Panama deports first migrants from Darien Gap under US deal

APTOPIX Panama migrantsThe 29 Colombian migrants had criminal records and entered Panama through the inhospitable Darien Gap. (AP photo)

PANAMA CITY: Panama today expelled 29 Colombians with criminal records who entered the country through the inhospitable Darien Gap, the first time the country has signed an agreement on the repatriation of migrants signed with the United States in July.

“We have the first flight of the agreement financed by the US,” Panamanian Deputy Security Minister Luis Felipe Icaza, accompanied by US officials, told reporters after the charter flight took off at dawn en route to Bogota.
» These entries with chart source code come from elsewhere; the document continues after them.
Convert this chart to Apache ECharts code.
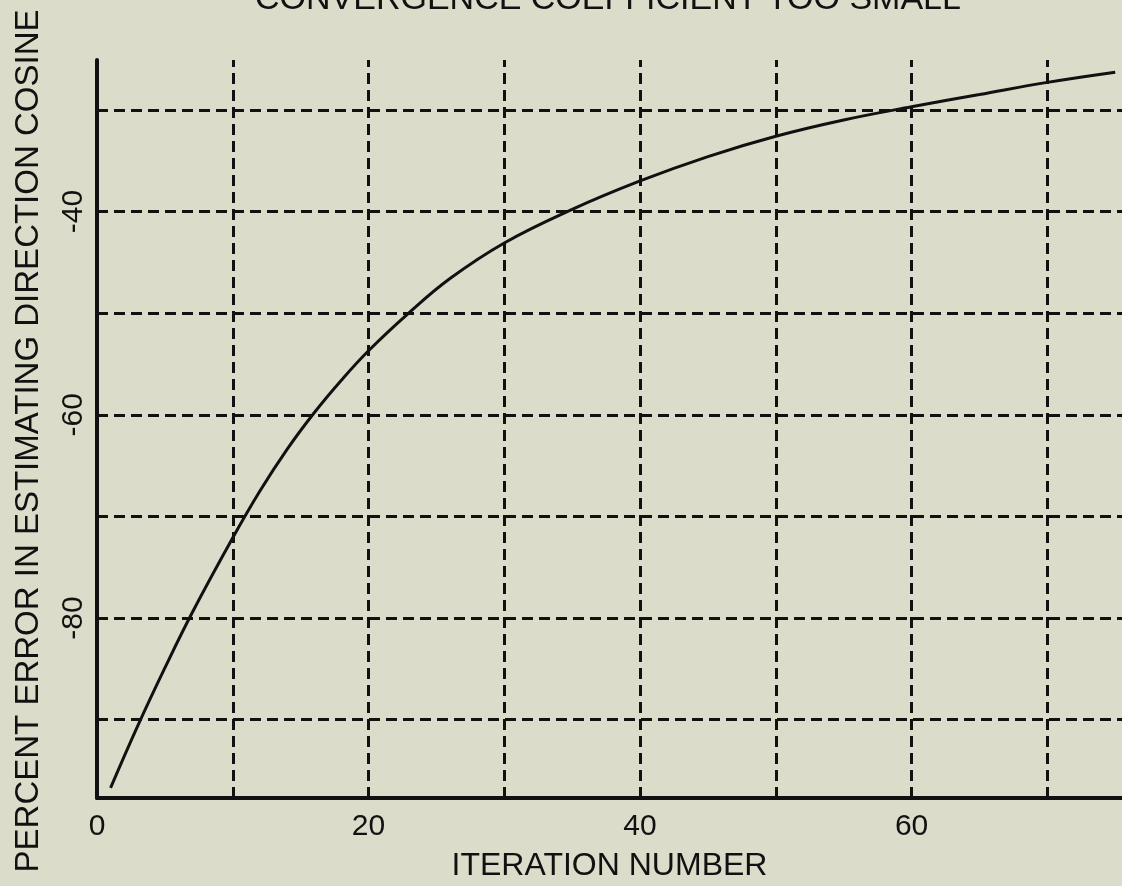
<!DOCTYPE html>
<html>
<head>
<meta charset="utf-8">
<script src="https://cdn.jsdelivr.net/npm/echarts@6/dist/echarts.min.js"></script>
<style>
html,body{margin:0;padding:0;background:#dcdcca;}
#chart{width:1122px;height:886px;}
</style>
</head>
<body>
<div id="chart"></div>
<script>
// Data
const iterations = [1, 3, 5, 7, 10, 12, 14, 16, 18, 20, 23, 26, 30, 35, 40, 45, 50, 55, 60, 65, 70, 75];
const percentError = [-96.7, -90.6, -84.9, -79.5, -72.1, -67.5, -63.4, -59.8, -56.6, -53.7, -49.95, -46.6, -43.1, -39.8, -37.0, -34.6, -32.6, -31.0, -29.7, -28.5, -27.3, -26.3];
const xTickLabels = [0, 20, 40, 60];
const yTickLabels = [-40, -60, -80];
const gridX = [10, 20, 30, 40, 50, 60, 70];
const gridY = [-30, -40, -50, -60, -70, -80, -90];

const FONT = '"Liberation Sans", Arial, sans-serif';
const INK = '#111111';

const chart = echarts.init(document.getElementById('chart'));
const points = iterations.map((x, i) => [x, percentError[i]]);
const gridLineStyle = {color: INK, width: 3, type: [11, 6]};

chart.setOption({
  backgroundColor: '#dcdcca',
  animation: false,
  title: {
    text: 'CONVERGENCE COEFFICIENT TOO SMALL',
    left: 250,
    top: -22,
    textStyle: {fontFamily: FONT, fontSize: 34, fontWeight: 'normal', color: INK}
  },
  grid: {left: 97, right: 0, top: 60, bottom: 88, containLabel: false, outerBoundsMode: 'none'},
  xAxis: {
    type: 'value',
    min: 0,
    max: 75.5,
    name: 'ITERATION NUMBER',
    nameLocation: 'middle',
    nameGap: 52,
    nameTextStyle: {fontFamily: FONT, fontSize: 32, color: INK},
    axisLine: {show: true, onZero: false, lineStyle: {color: INK, width: 4}},
    axisTick: {show: false},
    splitLine: {show: false},
    axisLabel: {
      customValues: xTickLabels,
      fontFamily: FONT, fontSize: 30, color: INK, margin: 14,
      formatter: v => String(v)
    }
  },
  yAxis: {
    type: 'value',
    min: -97.7,
    max: -25.1,
    name: 'PERCENT ERROR IN ESTIMATING DIRECTION COSINE',
    nameLocation: 'middle',
    nameGap: 52,
    nameTextStyle: {fontFamily: FONT, fontSize: 33, color: INK, padding: [0, 24, 0, 0]},
    axisLine: {show: true, onZero: false, lineStyle: {color: INK, width: 4}},
    axisTick: {show: false},
    splitLine: {show: false},
    axisLabel: {
      customValues: yTickLabels,
      rotate: 90,
      fontFamily: FONT, fontSize: 30, color: INK, margin: 8,
      formatter: v => String(v)
    }
  },
  series: [{
    type: 'line',
    data: points,
    showSymbol: false,
    smooth: 0.4,
    lineStyle: {color: INK, width: 3},
    markLine: {
      silent: true,
      symbol: 'none',
      label: {show: false},
      lineStyle: gridLineStyle,
      data: gridX.map(v => ({xAxis: v})).concat(gridY.map(v => ({yAxis: v})))
    },
    z: 3
  }]
});
</script>
</body>
</html>
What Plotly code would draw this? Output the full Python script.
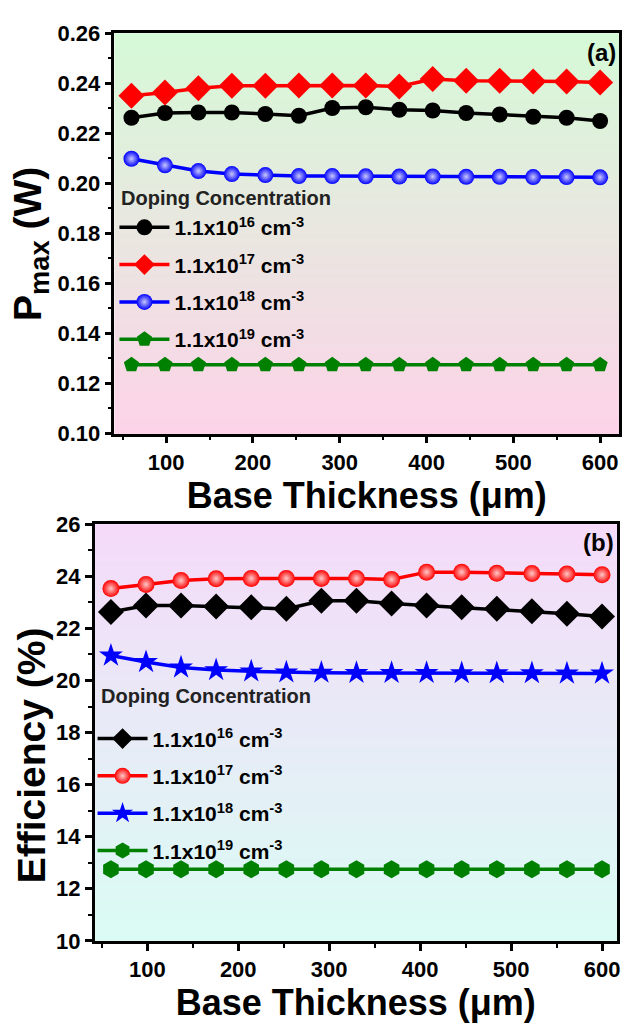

Before the group boarded the Fokker 50 aircraft, they were lined up along the runway and checked with metal detectors.

The 29 deportees, who had no luggage, were handcuffed and slowly climbed the steps of the plane.

Icaza said the next flight could leave on Friday or Saturday, under the deal Panama struck with the U.S. in July.

Washington has pledged $6 million to repatriate migrants from the Central American country, hoping to reduce the number of illegal crossings at its own southern border.

In the first phase, migrants with criminal records will be deported, but the agreement could also include deporting anyone who enters Panama through the notoriously dangerous and rugged Darien Gap region on their way to the US.

This was the first group of migrants to be expelled under the agreement, although Panama earlier this year sent several charter flights to Colombia carrying Colombian nationals with criminal records.

The Darien Gap between Colombia and Panama has become a major corridor for migrants traveling overland from South America through Central America and Mexico to the US.

Despite the dangers, including attacks by criminal gangs, more than half a million undocumented migrants – mostly Venezuelans – crossed the Darién last year.

Transit countries like Panama and Mexico are under increasing pressure from Washington to tackle the highly contentious migration issue in a US election year.